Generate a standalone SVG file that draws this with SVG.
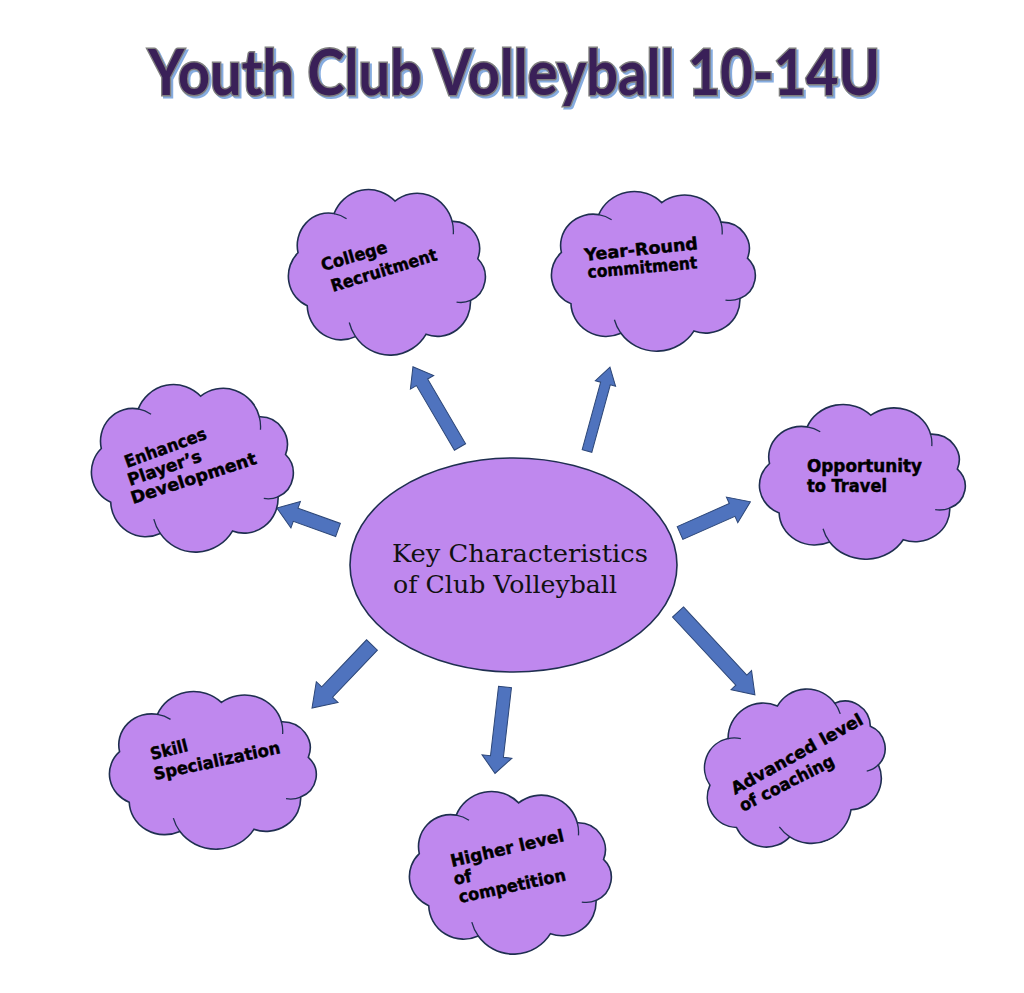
<svg xmlns="http://www.w3.org/2000/svg" xmlns:xlink="http://www.w3.org/1999/xlink" width="1024" height="993" viewBox="0 0 1024 993">
<style>
.cloud{fill:#bf88ee;stroke:#1f2f50;stroke-width:1.6;vector-effect:non-scaling-stroke}
.inner{fill:none;stroke:#1f2f50;stroke-width:1.3;vector-effect:non-scaling-stroke}
.lbl{font-family:"DejaVu Sans","Noto Sans",sans-serif;font-weight:bold;font-size:17px;fill:#000;stroke:#000;stroke-width:0.45}
.arrow{fill:#4f73be;stroke:#2c4677;stroke-width:1}
.title{font-family:Lato,"Noto Sans",sans-serif;font-weight:bold;font-size:63px}
.center{font-family:"DejaVu Serif","Liberation Serif",serif;font-size:24px;fill:#111}
</style>
<defs>
<symbol id="cloud" viewBox="11 9 178 144" preserveAspectRatio="none">
<path class="cloud" d="M20.8,64.5 A27.9,27.9 0 0 1 52.9,30.9 A33.1,33.1 0 0 1 107.1,20.2 A32.3,32.3 0 0 1 158,37.6 A23.6,23.6 0 0 1 180.8,69.6 A21.8,21.8 0 0 1 174.3,105.4 A29.5,29.5 0 0 1 134.7,134.4 A37.6,37.6 0 0 1 72,136.4 A30.3,30.3 0 0 1 29,110 A27.7,27.7 0 0 1 20.8,64.5 Z"/>
<path class="inner" d="M52.9,30.9 A27.9,27.9 0 0 1 64,35.4 M158,37.6 A32.3,32.3 0 0 1 159,48.6 M174.3,105.4 A21.8,21.8 0 0 1 161.9,106.8 M72,136.4 A37.6,37.6 0 0 1 66.4,124.3"/>
</symbol>
</defs>
<rect width="1024" height="993" fill="#fff"/>

<g id="title">
<text class="title" x="150" y="97" textLength="732" lengthAdjust="spacingAndGlyphs" fill="#86ace0" stroke="#86ace0" stroke-width="3">Youth Club Volleyball 10-14U</text>
<text class="title" x="148" y="95" textLength="732" lengthAdjust="spacingAndGlyphs" fill="#3a2058" stroke="#7f7f7f" stroke-width="3" paint-order="stroke">Youth Club Volleyball 10-14U</text>
</g>

<g id="connectors">
<polygon class="arrow" transform="translate(460,447) rotate(-120.4)" points="0,-6.5 75,-6.5 75,-13.5 93,0 75,13.5 75,6.5 0,6.5"/>
<polygon class="arrow" transform="translate(587,451) rotate(-74.7)" points="0,-5 70,-5 70,-10.5 87,0 70,10.5 70,5 0,5"/>
<polygon class="arrow" transform="translate(338,530) rotate(-160.2)" points="0,-7 45,-7 45,-14 65,0 45,14 45,7 0,7"/>
<polygon class="arrow" transform="translate(680,533) rotate(-23.9)" points="0,-7 57,-7 57,-14 77,0 57,14 57,7 0,7"/>
<polygon class="arrow" transform="translate(372,645) rotate(133.6)" points="0,-7.5 65,-7.5 65,-15 87,0 65,15 65,7.5 0,7.5"/>
<polygon class="arrow" transform="translate(505,687) rotate(96.6)" points="0,-6.5 70,-6.5 70,-15 87,0 70,15 70,6.5 0,6.5"/>
<polygon class="arrow" transform="translate(678,612) rotate(47.1)" points="0,-7.5 93,-7.5 93,-14 113,0 93,14 93,7.5 0,7.5"/>
</g>

<g id="center">
<ellipse cx="513.5" cy="565" rx="163.5" ry="107" fill="#bf88ee" stroke="#1f2f50" stroke-width="1.6"/>
<text class="center" x="392" y="562" textLength="256" lengthAdjust="spacingAndGlyphs">Key Characteristics</text>
<text class="center" x="393" y="593" textLength="224" lengthAdjust="spacingAndGlyphs">of Club Volleyball</text>
</g>

<g id="college">
<use href="#cloud" xlink:href="#cloud" x="287" y="188" width="200" height="168"/>
<text class="lbl" transform="translate(323,271) rotate(-16)" textLength="68" lengthAdjust="spacingAndGlyphs">College</text>
<text class="lbl" transform="translate(333,292) rotate(-17)" textLength="110" lengthAdjust="spacingAndGlyphs">Recruitment</text>
</g>

<g id="yearround">
<use href="#cloud" xlink:href="#cloud" x="550" y="190" width="207" height="162"/>
<text class="lbl" transform="translate(585,261) rotate(-6)" textLength="114" lengthAdjust="spacingAndGlyphs">Year-Round</text>
<text class="lbl" transform="translate(588,278) rotate(-5)" textLength="110" lengthAdjust="spacingAndGlyphs">commitment</text>
</g>

<g id="enhances">
<use href="#cloud" xlink:href="#cloud" x="90" y="383" width="205" height="170"/>
<text class="lbl" transform="translate(127,468) rotate(-20)" textLength="86" lengthAdjust="spacingAndGlyphs">Enhances</text>
<text class="lbl" transform="translate(130,486) rotate(-19)" textLength="77" lengthAdjust="spacingAndGlyphs">Player’s</text>
<text class="lbl" transform="translate(133,504) rotate(-18)" textLength="131" lengthAdjust="spacingAndGlyphs">Development</text>
</g>

<g id="travel">
<use href="#cloud" xlink:href="#cloud" x="758" y="403" width="209" height="157"/>
<text class="lbl" x="807" y="472" textLength="115" lengthAdjust="spacingAndGlyphs">Opportunity</text>
<text class="lbl" x="807" y="492" textLength="80" lengthAdjust="spacingAndGlyphs">to Travel</text>
</g>

<g id="skill">
<use href="#cloud" xlink:href="#cloud" x="108" y="690" width="210" height="160"/>
<text class="lbl" transform="translate(152,760) rotate(-14)" textLength="38" lengthAdjust="spacingAndGlyphs">Skill</text>
<text class="lbl" transform="translate(155,780) rotate(-12)" textLength="129" lengthAdjust="spacingAndGlyphs">Specialization</text>
</g>

<g id="competition">
<use href="#cloud" xlink:href="#cloud" x="408" y="790" width="205" height="165"/>
<text class="lbl" transform="translate(452,867) rotate(-13)" textLength="116" lengthAdjust="spacingAndGlyphs">Higher level</text>
<text class="lbl" transform="translate(455,885) rotate(-12)" textLength="18" lengthAdjust="spacingAndGlyphs">of</text>
<text class="lbl" transform="translate(460,903) rotate(-12)" textLength="109" lengthAdjust="spacingAndGlyphs">competition</text>
</g>

<g id="coaching">
<use href="#cloud" xlink:href="#cloud" x="700" y="692" width="190" height="156" transform="rotate(-22 795 770)"/>
<text class="lbl" transform="translate(735,795) rotate(-29)" textLength="148" lengthAdjust="spacingAndGlyphs">Advanced level</text>
<text class="lbl" transform="translate(743,812) rotate(-27)" textLength="104" lengthAdjust="spacingAndGlyphs">of coaching</text>
</g>
</svg>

■ Brief ■
Copy out all the data without changing anything, and drop the pictures.

■ Finished task ■
Generate a standalone SVG file that draws this with SVG.
<svg xmlns="http://www.w3.org/2000/svg" xmlns:xlink="http://www.w3.org/1999/xlink" width="1024" height="993" viewBox="0 0 1024 993">
<style>
.cloud{fill:#bf88ee;stroke:#1f2f50;stroke-width:1.6;vector-effect:non-scaling-stroke}
.inner{fill:none;stroke:#1f2f50;stroke-width:1.3;vector-effect:non-scaling-stroke}
.lbl{font-family:"DejaVu Sans","Noto Sans",sans-serif;font-weight:bold;font-size:17px;fill:#000;stroke:#000;stroke-width:0.45}
.arrow{fill:#4f73be;stroke:#2c4677;stroke-width:1}
.title{font-family:Lato,"Noto Sans",sans-serif;font-weight:bold;font-size:63px}
.center{font-family:"DejaVu Serif","Liberation Serif",serif;font-size:24px;fill:#111}
</style>
<defs>
<symbol id="cloud" viewBox="11 9 178 144" preserveAspectRatio="none">
<path class="cloud" d="M20.8,64.5 A27.9,27.9 0 0 1 52.9,30.9 A33.1,33.1 0 0 1 107.1,20.2 A32.3,32.3 0 0 1 158,37.6 A23.6,23.6 0 0 1 180.8,69.6 A21.8,21.8 0 0 1 174.3,105.4 A29.5,29.5 0 0 1 134.7,134.4 A37.6,37.6 0 0 1 72,136.4 A30.3,30.3 0 0 1 29,110 A27.7,27.7 0 0 1 20.8,64.5 Z"/>
<path class="inner" d="M52.9,30.9 A27.9,27.9 0 0 1 64,35.4 M158,37.6 A32.3,32.3 0 0 1 159,48.6 M174.3,105.4 A21.8,21.8 0 0 1 161.9,106.8 M72,136.4 A37.6,37.6 0 0 1 66.4,124.3"/>
</symbol>
</defs>
<rect width="1024" height="993" fill="#fff"/>

<g id="title">
<text class="title" x="150" y="97" textLength="732" lengthAdjust="spacingAndGlyphs" fill="#86ace0" stroke="#86ace0" stroke-width="3">Youth Club Volleyball 10-14U</text>
<text class="title" x="148" y="95" textLength="732" lengthAdjust="spacingAndGlyphs" fill="#3a2058" stroke="#7f7f7f" stroke-width="3" paint-order="stroke">Youth Club Volleyball 10-14U</text>
</g>

<g id="connectors">
<polygon class="arrow" transform="translate(460,447) rotate(-120.4)" points="0,-6.5 75,-6.5 75,-13.5 93,0 75,13.5 75,6.5 0,6.5"/>
<polygon class="arrow" transform="translate(587,451) rotate(-74.7)" points="0,-5 70,-5 70,-10.5 87,0 70,10.5 70,5 0,5"/>
<polygon class="arrow" transform="translate(338,530) rotate(-160.2)" points="0,-7 45,-7 45,-14 65,0 45,14 45,7 0,7"/>
<polygon class="arrow" transform="translate(680,533) rotate(-23.9)" points="0,-7 57,-7 57,-14 77,0 57,14 57,7 0,7"/>
<polygon class="arrow" transform="translate(372,645) rotate(133.6)" points="0,-7.5 65,-7.5 65,-15 87,0 65,15 65,7.5 0,7.5"/>
<polygon class="arrow" transform="translate(505,687) rotate(96.6)" points="0,-6.5 70,-6.5 70,-15 87,0 70,15 70,6.5 0,6.5"/>
<polygon class="arrow" transform="translate(678,612) rotate(47.1)" points="0,-7.5 93,-7.5 93,-14 113,0 93,14 93,7.5 0,7.5"/>
</g>

<g id="center">
<ellipse cx="513.5" cy="565" rx="163.5" ry="107" fill="#bf88ee" stroke="#1f2f50" stroke-width="1.6"/>
<text class="center" x="392" y="562" textLength="256" lengthAdjust="spacingAndGlyphs">Key Characteristics</text>
<text class="center" x="393" y="593" textLength="224" lengthAdjust="spacingAndGlyphs">of Club Volleyball</text>
</g>

<g id="college">
<use href="#cloud" xlink:href="#cloud" x="287" y="188" width="200" height="168"/>
<text class="lbl" transform="translate(323,271) rotate(-16)" textLength="68" lengthAdjust="spacingAndGlyphs">College</text>
<text class="lbl" transform="translate(333,292) rotate(-17)" textLength="110" lengthAdjust="spacingAndGlyphs">Recruitment</text>
</g>

<g id="yearround">
<use href="#cloud" xlink:href="#cloud" x="550" y="190" width="207" height="162"/>
<text class="lbl" transform="translate(585,261) rotate(-6)" textLength="114" lengthAdjust="spacingAndGlyphs">Year-Round</text>
<text class="lbl" transform="translate(588,278) rotate(-5)" textLength="110" lengthAdjust="spacingAndGlyphs">commitment</text>
</g>

<g id="enhances">
<use href="#cloud" xlink:href="#cloud" x="90" y="383" width="205" height="170"/>
<text class="lbl" transform="translate(127,468) rotate(-20)" textLength="86" lengthAdjust="spacingAndGlyphs">Enhances</text>
<text class="lbl" transform="translate(130,486) rotate(-19)" textLength="77" lengthAdjust="spacingAndGlyphs">Player’s</text>
<text class="lbl" transform="translate(133,504) rotate(-18)" textLength="131" lengthAdjust="spacingAndGlyphs">Development</text>
</g>

<g id="travel">
<use href="#cloud" xlink:href="#cloud" x="758" y="403" width="209" height="157"/>
<text class="lbl" x="807" y="472" textLength="115" lengthAdjust="spacingAndGlyphs">Opportunity</text>
<text class="lbl" x="807" y="492" textLength="80" lengthAdjust="spacingAndGlyphs">to Travel</text>
</g>

<g id="skill">
<use href="#cloud" xlink:href="#cloud" x="108" y="690" width="210" height="160"/>
<text class="lbl" transform="translate(152,760) rotate(-14)" textLength="38" lengthAdjust="spacingAndGlyphs">Skill</text>
<text class="lbl" transform="translate(155,780) rotate(-12)" textLength="129" lengthAdjust="spacingAndGlyphs">Specialization</text>
</g>

<g id="competition">
<use href="#cloud" xlink:href="#cloud" x="408" y="790" width="205" height="165"/>
<text class="lbl" transform="translate(452,867) rotate(-13)" textLength="116" lengthAdjust="spacingAndGlyphs">Higher level</text>
<text class="lbl" transform="translate(455,885) rotate(-12)" textLength="18" lengthAdjust="spacingAndGlyphs">of</text>
<text class="lbl" transform="translate(460,903) rotate(-12)" textLength="109" lengthAdjust="spacingAndGlyphs">competition</text>
</g>

<g id="coaching">
<use href="#cloud" xlink:href="#cloud" x="700" y="692" width="190" height="156" transform="rotate(-22 795 770)"/>
<text class="lbl" transform="translate(735,795) rotate(-29)" textLength="148" lengthAdjust="spacingAndGlyphs">Advanced level</text>
<text class="lbl" transform="translate(743,812) rotate(-27)" textLength="104" lengthAdjust="spacingAndGlyphs">of coaching</text>
</g>
</svg>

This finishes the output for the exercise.